The way it can easily be understood is that the quality of the prediction depends on the correctness of determining the parameters of the distribution. Let us use the Gaus curve distribution as an example. You need to have two parameters right to determine the curve and any probabilities you would like to calculate: the mean and the standard deviation. It does not matter if the curve is covering 100 or 100 million points. How many points do I need to give you before you start having a good idea on how the curve will be? With 30 points you could probably draw something that is close. The computational values for mean value and standard deviation are very close to correct.
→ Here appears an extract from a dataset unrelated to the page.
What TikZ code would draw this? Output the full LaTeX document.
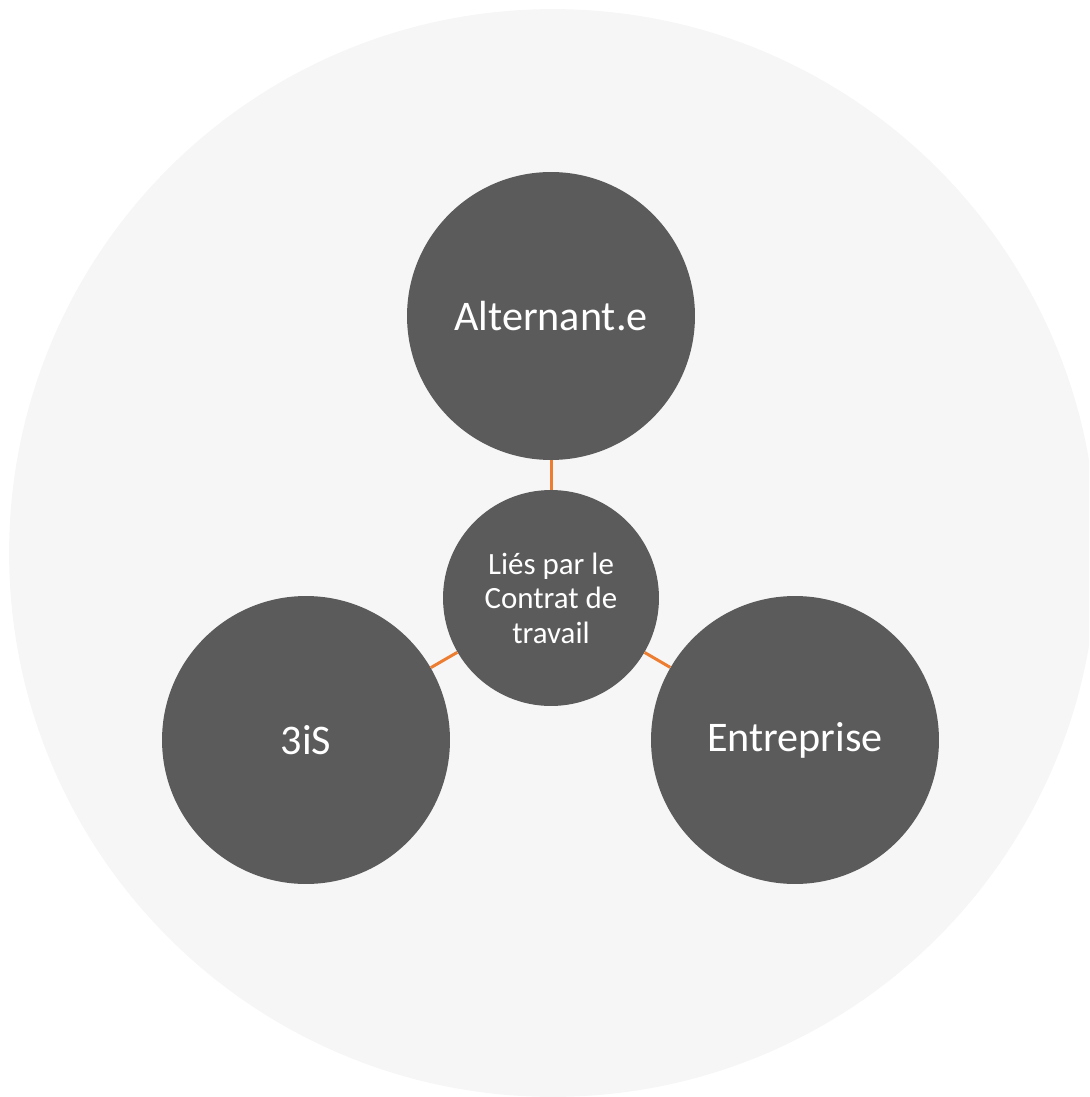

Suppose you have 100 samples and draw the Gaus curve. How much do you expect it to change if I add another 100 samples? Not noticeable. The point is reached that adding more data is doing (almost) nothing to improve what you got already.

Even more important: any precision you gain is irrelevant as the result is used to estimate (!) probabilities accepting some uncertainty.

Will AI hit a ceiling?

The current success of AI is based on massive data. It uses an approach that is based on deriving probabilities. That is why some people say it is just statistics (I agree). That explains the link with my previous point.

The fantastic progress AI could make relied on processing never seen before quantities of data. For most topics in languages more texts will not change things substantially. We hit the bad area for the law of diminishing returns.

Voice recognition and generation are also in the performant region. Further improvements will not stupefy people anymore. Let us not forget to thank Fourier for his contribution.

For other things like music or pictures improvements are becoming harder and harder, yet, there may still be room for improvement, for now.

It seems to dawn in the mind of the AI people that the law they hit is not a small barrier on the road to world domination of AI. The processing to reach fair results for most topics may have been reached or will be reached soon. A significant step forward demands something extra.

One way to look at it is that to move beyond the average knowledge about topics, you must have specialist information. That information will likely correct or even contradict the majority vote on crucial aspects, their input might look like outliers. Including outliers is a slippery path to take.

Specialist information is valuable knowledge. Attempts to include it may also heat up the debate on intellectual property rights.

Addendum: statistics and sampling

The figures show 3 curves:

- Orange: the "real" distribution

- Green: the computed distribution

- Blue: the actual sample data

Notice the improvements going from 10 samples to 30 samples. Also, the computed distribution with only 10 samples is not that bad. This example was selected after a number of trials, because it shows more significant differences than typical.

The improvements of the computed versus the actual distribution become nearly invisible after 30 samples:

This is a specific situation: we deal with numerical data, and we know/assume an important property: the data has a Gauss curve distribution.

Even if we would not know the kind of distribution, it will start appearing relatively fast. That effect is likely occurring in AI learning as well.